## SET TASK
Repeat exactly, and only, the lines from the one that contains "Clone this chart in Plotly." to the one that contains "1.353, 1.364, 1.436, 1.545, 1.627]", both ends included. Omit every picture.

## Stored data
***
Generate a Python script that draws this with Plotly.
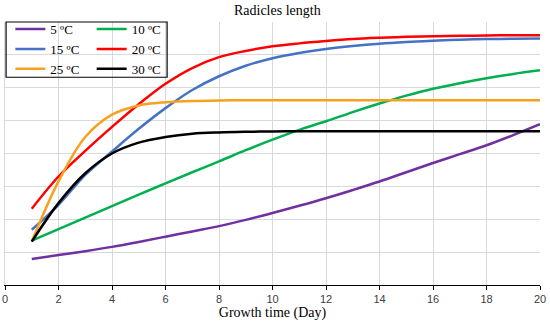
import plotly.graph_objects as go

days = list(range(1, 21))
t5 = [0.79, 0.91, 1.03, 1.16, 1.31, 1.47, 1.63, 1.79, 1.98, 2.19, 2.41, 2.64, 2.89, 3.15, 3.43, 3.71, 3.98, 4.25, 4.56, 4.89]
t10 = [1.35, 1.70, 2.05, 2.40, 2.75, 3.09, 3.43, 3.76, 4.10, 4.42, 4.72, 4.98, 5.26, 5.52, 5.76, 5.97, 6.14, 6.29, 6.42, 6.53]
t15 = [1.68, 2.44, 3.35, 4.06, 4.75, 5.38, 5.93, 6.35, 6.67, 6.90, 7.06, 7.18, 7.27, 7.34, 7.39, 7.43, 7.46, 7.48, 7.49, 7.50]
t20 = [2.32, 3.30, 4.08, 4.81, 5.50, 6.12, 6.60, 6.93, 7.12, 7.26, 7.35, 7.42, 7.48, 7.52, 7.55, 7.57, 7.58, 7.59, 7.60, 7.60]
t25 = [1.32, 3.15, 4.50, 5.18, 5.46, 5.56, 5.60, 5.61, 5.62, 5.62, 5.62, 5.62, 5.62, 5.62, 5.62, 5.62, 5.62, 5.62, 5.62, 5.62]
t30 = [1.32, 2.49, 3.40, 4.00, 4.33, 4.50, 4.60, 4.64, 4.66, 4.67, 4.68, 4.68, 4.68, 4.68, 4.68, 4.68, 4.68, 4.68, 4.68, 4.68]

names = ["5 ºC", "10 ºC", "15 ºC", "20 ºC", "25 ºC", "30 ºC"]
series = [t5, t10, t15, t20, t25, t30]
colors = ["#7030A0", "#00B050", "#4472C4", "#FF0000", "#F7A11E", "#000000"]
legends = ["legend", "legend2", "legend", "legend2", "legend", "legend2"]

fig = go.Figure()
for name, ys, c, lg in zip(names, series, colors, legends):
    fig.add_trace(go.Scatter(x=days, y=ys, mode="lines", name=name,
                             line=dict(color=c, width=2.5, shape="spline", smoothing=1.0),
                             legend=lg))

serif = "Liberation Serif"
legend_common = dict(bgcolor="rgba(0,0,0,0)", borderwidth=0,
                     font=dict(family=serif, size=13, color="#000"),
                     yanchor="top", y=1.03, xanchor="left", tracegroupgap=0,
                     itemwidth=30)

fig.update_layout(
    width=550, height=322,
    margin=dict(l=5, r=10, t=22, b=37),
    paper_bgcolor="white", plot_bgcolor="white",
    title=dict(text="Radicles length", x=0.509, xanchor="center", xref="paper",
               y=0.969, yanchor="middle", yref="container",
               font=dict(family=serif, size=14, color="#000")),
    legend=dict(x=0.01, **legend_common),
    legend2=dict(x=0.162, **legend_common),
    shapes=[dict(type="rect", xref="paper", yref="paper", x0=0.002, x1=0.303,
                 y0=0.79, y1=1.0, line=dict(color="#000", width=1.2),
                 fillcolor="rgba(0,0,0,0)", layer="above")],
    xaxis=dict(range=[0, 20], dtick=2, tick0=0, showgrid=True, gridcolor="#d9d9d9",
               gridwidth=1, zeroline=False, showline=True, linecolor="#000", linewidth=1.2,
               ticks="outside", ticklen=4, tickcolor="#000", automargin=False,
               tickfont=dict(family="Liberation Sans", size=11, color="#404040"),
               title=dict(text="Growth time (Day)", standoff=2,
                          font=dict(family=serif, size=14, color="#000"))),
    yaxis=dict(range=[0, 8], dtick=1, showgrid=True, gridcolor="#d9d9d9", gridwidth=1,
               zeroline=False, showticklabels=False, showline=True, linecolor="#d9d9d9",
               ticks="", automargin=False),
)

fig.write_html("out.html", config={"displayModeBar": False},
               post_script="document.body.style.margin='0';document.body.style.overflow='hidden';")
***
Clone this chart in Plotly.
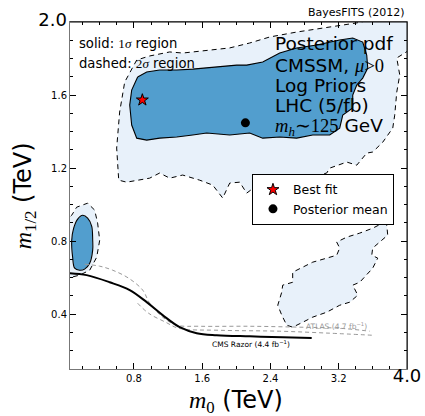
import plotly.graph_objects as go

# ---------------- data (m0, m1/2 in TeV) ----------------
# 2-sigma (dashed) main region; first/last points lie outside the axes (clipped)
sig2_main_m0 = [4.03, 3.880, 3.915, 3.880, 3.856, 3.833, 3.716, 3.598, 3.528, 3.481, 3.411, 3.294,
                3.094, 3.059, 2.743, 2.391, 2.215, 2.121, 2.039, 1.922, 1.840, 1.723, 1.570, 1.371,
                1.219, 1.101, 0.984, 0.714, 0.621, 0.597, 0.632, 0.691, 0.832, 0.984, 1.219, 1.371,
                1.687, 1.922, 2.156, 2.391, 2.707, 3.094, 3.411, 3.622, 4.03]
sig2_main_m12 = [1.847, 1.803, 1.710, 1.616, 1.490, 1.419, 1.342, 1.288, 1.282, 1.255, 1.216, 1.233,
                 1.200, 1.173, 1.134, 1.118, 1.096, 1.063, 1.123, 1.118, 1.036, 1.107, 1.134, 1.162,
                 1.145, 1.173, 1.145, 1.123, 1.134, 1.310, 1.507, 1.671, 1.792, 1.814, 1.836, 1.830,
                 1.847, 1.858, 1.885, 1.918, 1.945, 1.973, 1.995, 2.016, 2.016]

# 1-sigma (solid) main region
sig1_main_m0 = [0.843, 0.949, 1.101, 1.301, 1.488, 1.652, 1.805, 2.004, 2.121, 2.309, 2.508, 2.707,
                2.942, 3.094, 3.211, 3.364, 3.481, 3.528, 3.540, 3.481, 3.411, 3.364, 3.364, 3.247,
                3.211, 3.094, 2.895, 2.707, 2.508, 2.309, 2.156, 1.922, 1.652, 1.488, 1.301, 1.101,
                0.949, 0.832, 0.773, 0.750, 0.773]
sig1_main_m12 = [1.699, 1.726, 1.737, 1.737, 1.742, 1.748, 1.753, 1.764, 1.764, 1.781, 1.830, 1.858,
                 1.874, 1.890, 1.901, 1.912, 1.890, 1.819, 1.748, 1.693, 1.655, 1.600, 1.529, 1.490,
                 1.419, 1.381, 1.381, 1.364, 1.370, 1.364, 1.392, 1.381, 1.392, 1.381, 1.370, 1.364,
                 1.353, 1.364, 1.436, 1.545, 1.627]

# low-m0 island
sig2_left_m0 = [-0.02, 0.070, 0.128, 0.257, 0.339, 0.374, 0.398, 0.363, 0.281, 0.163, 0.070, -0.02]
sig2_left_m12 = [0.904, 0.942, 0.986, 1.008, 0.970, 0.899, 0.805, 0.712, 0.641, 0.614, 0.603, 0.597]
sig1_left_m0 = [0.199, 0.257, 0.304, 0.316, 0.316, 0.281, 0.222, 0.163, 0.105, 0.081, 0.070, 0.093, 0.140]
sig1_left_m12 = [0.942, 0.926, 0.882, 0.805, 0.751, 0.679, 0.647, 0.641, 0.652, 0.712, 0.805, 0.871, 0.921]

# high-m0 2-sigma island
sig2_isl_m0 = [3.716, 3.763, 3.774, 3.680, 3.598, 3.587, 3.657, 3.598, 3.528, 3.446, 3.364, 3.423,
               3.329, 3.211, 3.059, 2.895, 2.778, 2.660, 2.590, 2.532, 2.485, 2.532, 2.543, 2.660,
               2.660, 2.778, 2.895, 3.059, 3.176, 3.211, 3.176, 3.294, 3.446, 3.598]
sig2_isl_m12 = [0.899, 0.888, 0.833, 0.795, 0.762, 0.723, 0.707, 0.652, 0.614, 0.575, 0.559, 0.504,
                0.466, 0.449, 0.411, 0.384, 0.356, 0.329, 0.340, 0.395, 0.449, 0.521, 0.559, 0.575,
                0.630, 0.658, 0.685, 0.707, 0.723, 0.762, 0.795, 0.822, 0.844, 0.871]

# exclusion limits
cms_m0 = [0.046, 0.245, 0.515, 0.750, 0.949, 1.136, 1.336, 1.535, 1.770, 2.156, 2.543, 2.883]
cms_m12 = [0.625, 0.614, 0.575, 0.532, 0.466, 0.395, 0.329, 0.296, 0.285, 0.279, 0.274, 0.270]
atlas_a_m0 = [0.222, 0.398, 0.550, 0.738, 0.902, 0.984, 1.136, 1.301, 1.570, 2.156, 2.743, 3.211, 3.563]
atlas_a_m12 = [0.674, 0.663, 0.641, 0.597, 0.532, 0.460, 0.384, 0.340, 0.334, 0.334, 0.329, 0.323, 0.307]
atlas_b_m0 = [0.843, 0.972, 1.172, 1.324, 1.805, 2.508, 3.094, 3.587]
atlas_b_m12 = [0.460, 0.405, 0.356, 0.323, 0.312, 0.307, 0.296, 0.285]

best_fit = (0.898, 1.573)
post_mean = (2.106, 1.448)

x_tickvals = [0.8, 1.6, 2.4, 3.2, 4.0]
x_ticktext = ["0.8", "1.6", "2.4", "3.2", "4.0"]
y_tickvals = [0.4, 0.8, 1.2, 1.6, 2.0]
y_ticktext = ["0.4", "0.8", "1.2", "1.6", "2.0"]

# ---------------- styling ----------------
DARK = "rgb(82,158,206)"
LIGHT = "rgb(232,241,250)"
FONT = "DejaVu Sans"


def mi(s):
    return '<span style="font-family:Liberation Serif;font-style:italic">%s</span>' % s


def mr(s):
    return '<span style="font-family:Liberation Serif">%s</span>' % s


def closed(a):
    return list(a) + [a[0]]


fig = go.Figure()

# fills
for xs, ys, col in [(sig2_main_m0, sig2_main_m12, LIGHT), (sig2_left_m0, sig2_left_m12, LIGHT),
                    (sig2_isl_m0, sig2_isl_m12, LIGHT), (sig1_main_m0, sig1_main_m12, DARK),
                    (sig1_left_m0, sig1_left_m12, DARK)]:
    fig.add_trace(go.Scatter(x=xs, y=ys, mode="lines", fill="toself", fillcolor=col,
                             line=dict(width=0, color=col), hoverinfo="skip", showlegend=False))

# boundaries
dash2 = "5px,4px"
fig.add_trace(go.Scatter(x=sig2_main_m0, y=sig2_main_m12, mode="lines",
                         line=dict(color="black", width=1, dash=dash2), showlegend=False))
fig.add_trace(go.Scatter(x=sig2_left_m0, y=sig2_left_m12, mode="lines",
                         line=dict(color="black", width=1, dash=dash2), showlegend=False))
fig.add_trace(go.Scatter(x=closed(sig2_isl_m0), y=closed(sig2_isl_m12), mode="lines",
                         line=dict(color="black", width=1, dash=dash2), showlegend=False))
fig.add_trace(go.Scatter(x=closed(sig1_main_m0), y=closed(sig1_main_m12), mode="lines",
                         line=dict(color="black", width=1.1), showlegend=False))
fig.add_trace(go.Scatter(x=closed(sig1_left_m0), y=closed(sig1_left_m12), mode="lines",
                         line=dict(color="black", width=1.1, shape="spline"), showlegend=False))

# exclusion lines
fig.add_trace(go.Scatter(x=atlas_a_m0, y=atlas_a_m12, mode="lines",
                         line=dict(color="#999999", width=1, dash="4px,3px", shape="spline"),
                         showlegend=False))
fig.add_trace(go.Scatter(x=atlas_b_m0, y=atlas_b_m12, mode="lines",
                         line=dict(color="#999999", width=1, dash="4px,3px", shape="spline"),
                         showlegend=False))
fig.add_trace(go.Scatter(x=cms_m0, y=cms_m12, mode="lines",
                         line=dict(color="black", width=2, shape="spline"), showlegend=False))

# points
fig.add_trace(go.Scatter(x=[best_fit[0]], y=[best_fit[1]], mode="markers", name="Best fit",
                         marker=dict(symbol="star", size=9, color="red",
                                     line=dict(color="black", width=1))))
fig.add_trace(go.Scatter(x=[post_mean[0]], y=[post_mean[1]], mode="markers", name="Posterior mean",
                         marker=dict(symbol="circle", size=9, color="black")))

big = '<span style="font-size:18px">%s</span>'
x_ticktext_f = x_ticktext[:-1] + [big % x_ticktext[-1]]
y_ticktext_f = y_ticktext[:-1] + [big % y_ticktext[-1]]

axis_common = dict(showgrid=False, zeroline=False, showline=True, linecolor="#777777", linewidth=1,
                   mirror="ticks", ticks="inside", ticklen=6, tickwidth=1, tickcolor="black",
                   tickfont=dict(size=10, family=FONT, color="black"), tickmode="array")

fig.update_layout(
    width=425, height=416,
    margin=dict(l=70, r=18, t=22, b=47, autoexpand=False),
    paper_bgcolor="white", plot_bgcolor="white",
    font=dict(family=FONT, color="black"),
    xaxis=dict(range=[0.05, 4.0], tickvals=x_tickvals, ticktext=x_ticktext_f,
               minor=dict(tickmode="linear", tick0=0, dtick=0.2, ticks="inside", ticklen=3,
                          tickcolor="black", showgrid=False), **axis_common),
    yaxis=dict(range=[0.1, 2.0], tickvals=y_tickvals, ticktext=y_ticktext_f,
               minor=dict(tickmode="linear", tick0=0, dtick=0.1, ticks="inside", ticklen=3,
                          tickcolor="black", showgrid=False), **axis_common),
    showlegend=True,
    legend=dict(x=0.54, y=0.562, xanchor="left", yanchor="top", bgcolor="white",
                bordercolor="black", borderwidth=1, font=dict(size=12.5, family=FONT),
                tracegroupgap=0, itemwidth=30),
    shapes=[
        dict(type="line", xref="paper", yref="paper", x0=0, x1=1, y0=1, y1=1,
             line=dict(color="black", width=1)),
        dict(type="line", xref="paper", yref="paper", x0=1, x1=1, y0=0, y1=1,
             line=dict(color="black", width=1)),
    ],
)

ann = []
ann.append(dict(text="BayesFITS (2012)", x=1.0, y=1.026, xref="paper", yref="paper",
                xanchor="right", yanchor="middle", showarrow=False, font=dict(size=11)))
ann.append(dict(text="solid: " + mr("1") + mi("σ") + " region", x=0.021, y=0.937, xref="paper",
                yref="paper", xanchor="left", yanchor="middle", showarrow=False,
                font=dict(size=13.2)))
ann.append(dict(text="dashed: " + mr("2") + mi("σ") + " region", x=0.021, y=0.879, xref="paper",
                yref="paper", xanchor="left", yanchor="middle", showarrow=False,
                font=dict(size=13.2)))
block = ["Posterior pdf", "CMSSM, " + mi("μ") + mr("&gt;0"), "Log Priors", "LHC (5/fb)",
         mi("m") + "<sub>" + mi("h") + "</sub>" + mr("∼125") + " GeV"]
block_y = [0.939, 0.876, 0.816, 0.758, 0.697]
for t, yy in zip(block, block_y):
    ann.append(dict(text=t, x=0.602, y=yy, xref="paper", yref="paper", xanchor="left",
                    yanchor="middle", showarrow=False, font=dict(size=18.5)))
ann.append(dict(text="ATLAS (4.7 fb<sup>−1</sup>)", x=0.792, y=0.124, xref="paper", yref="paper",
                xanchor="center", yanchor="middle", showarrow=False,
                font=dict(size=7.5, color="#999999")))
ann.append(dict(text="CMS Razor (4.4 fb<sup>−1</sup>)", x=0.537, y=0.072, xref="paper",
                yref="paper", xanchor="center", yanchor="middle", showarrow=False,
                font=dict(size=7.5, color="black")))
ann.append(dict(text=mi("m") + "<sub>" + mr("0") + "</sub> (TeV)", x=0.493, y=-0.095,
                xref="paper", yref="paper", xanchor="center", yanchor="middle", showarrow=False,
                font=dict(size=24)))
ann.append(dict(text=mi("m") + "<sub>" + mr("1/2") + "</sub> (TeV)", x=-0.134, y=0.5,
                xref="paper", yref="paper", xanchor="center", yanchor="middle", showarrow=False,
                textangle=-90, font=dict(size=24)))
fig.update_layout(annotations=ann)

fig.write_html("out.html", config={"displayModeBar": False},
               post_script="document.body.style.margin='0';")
***
## RIGHT ANSWER
Clone this chart in Plotly.
import plotly.graph_objects as go

# ---------------- data (m0, m1/2 in TeV) ----------------
# 2-sigma (dashed) main region; first/last points lie outside the axes (clipped)
sig2_main_m0 = [4.03, 3.880, 3.915, 3.880, 3.856, 3.833, 3.716, 3.598, 3.528, 3.481, 3.411, 3.294,
                3.094, 3.059, 2.743, 2.391, 2.215, 2.121, 2.039, 1.922, 1.840, 1.723, 1.570, 1.371,
                1.219, 1.101, 0.984, 0.714, 0.621, 0.597, 0.632, 0.691, 0.832, 0.984, 1.219, 1.371,
                1.687, 1.922, 2.156, 2.391, 2.707, 3.094, 3.411, 3.622, 4.03]
sig2_main_m12 = [1.847, 1.803, 1.710, 1.616, 1.490, 1.419, 1.342, 1.288, 1.282, 1.255, 1.216, 1.233,
                 1.200, 1.173, 1.134, 1.118, 1.096, 1.063, 1.123, 1.118, 1.036, 1.107, 1.134, 1.162,
                 1.145, 1.173, 1.145, 1.123, 1.134, 1.310, 1.507, 1.671, 1.792, 1.814, 1.836, 1.830,
                 1.847, 1.858, 1.885, 1.918, 1.945, 1.973, 1.995, 2.016, 2.016]

# 1-sigma (solid) main region
sig1_main_m0 = [0.843, 0.949, 1.101, 1.301, 1.488, 1.652, 1.805, 2.004, 2.121, 2.309, 2.508, 2.707,
                2.942, 3.094, 3.211, 3.364, 3.481, 3.528, 3.540, 3.481, 3.411, 3.364, 3.364, 3.247,
                3.211, 3.094, 2.895, 2.707, 2.508, 2.309, 2.156, 1.922, 1.652, 1.488, 1.301, 1.101,
                0.949, 0.832, 0.773, 0.750, 0.773]
sig1_main_m12 = [1.699, 1.726, 1.737, 1.737, 1.742, 1.748, 1.753, 1.764, 1.764, 1.781, 1.830, 1.858,
                 1.874, 1.890, 1.901, 1.912, 1.890, 1.819, 1.748, 1.693, 1.655, 1.600, 1.529, 1.490,
                 1.419, 1.381, 1.381, 1.364, 1.370, 1.364, 1.392, 1.381, 1.392, 1.381, 1.370, 1.364,
                 1.353, 1.364, 1.436, 1.545, 1.627]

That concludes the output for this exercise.